_Given problem_
Return all lines where the word "chart" can be found.
━━━━━━━━━━
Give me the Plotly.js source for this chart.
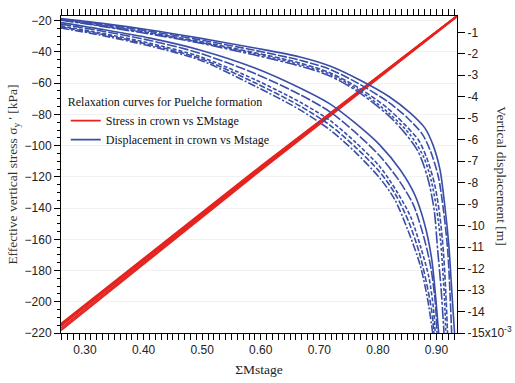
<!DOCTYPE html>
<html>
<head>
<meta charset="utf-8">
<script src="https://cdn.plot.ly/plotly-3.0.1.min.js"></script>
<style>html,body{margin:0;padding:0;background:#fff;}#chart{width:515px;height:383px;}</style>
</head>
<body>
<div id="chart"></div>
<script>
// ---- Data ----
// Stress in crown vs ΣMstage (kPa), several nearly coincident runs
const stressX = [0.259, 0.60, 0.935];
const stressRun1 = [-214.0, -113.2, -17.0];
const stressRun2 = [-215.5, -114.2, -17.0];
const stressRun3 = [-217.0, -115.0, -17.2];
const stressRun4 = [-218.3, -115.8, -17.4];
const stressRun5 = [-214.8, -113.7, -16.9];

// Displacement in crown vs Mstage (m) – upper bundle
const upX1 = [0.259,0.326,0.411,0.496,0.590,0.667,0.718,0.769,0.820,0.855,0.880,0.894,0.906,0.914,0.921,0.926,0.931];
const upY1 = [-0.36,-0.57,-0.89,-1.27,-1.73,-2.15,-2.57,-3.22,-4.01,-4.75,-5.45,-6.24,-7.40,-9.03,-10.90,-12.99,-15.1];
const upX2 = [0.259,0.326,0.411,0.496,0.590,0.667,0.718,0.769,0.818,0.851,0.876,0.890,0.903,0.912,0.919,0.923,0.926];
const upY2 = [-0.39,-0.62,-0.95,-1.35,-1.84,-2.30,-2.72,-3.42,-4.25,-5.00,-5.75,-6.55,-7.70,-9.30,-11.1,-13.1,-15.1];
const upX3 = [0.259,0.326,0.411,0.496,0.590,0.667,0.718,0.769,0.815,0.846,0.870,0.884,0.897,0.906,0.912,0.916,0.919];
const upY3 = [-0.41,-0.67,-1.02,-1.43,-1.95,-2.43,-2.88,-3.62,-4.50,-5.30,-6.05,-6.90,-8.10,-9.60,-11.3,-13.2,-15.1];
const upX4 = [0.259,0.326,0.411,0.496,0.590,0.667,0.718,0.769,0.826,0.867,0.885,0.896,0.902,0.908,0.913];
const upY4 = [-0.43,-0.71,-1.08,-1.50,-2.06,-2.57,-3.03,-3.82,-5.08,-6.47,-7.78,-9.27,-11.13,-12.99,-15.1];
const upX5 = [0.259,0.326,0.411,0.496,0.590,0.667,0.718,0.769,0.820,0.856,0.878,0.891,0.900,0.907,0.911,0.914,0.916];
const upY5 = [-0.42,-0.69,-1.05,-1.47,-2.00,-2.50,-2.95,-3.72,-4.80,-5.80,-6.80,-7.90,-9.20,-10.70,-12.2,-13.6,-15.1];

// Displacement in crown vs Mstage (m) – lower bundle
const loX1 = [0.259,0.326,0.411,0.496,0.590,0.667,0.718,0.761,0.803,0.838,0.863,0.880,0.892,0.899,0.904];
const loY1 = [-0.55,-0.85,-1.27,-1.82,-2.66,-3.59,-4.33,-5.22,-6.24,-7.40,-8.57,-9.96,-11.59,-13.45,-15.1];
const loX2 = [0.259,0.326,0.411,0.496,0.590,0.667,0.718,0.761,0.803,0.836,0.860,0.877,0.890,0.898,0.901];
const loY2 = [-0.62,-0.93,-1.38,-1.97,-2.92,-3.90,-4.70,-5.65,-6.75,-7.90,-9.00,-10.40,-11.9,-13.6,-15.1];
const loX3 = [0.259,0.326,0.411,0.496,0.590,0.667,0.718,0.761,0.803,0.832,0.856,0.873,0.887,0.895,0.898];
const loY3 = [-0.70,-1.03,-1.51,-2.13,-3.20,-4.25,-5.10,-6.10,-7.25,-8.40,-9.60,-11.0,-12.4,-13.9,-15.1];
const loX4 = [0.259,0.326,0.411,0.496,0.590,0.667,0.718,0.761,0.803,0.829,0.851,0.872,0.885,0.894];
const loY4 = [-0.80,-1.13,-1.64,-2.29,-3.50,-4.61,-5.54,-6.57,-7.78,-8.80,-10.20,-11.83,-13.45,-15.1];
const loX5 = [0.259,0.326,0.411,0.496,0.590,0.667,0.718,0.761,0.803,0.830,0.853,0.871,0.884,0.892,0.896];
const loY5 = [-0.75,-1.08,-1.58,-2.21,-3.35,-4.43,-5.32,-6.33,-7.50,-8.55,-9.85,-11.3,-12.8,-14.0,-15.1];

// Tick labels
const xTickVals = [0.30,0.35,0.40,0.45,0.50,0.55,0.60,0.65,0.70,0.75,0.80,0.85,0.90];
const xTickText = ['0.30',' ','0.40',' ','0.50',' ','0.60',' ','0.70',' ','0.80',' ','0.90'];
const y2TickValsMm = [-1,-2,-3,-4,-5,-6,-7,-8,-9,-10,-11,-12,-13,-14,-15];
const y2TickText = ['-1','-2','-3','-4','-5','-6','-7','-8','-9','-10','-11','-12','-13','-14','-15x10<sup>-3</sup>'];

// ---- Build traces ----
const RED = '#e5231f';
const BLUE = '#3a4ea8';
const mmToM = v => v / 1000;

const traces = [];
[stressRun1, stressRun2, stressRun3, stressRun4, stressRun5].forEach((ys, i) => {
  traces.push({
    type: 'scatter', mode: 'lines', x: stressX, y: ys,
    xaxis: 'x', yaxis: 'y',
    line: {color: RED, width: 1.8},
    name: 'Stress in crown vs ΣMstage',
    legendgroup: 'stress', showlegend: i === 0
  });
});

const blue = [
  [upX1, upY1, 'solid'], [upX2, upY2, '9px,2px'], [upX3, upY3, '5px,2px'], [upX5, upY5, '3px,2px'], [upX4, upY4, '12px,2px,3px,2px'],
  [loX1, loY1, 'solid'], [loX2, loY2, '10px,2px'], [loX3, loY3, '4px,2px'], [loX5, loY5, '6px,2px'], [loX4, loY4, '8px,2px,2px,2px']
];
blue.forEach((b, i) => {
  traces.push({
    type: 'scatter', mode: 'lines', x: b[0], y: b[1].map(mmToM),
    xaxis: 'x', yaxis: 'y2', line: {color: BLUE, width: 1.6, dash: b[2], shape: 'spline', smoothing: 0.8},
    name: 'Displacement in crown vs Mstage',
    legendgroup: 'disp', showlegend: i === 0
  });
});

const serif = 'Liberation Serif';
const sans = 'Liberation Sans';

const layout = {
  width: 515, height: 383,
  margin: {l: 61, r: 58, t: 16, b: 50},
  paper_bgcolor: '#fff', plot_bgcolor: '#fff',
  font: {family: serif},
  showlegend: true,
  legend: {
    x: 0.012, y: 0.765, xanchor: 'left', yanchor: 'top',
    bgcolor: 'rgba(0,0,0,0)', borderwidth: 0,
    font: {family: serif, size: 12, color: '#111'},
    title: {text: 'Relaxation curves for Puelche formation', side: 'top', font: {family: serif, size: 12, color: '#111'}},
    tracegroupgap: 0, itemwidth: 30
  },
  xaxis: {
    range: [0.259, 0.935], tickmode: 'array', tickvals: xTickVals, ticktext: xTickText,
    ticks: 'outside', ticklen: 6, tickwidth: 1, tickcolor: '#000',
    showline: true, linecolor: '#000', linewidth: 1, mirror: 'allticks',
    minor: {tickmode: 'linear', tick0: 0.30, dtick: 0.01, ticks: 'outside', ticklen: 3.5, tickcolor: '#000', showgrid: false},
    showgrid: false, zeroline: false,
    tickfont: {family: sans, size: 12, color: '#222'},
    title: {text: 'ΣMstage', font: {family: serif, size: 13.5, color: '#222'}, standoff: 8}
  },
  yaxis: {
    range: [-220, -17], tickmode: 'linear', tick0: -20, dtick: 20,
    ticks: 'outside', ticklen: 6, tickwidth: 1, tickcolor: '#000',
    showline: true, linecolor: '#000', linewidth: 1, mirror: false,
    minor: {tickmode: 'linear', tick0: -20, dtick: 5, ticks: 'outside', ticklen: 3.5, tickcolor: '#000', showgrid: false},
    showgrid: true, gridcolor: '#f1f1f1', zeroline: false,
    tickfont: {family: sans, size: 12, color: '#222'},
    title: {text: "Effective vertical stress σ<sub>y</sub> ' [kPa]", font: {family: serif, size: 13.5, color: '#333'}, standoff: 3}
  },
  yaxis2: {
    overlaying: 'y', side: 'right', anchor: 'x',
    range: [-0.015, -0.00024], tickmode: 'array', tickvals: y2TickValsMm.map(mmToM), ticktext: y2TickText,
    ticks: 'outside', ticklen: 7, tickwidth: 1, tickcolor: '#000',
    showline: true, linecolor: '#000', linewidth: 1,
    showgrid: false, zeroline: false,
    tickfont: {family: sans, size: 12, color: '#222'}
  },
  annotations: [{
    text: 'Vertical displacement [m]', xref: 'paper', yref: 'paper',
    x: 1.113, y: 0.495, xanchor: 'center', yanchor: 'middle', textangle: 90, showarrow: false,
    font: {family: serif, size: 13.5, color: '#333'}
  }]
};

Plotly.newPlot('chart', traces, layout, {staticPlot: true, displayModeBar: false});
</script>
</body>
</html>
━━━━━━━━━━
_Problem solution_
Give me the Plotly.js source for this chart.
<style>html,body{margin:0;padding:0;background:#fff;}#chart{width:515px;height:383px;}</style>
<div id="chart"></div>
Plotly.newPlot('chart', traces, layout, {staticPlot: true, displayModeBar: false});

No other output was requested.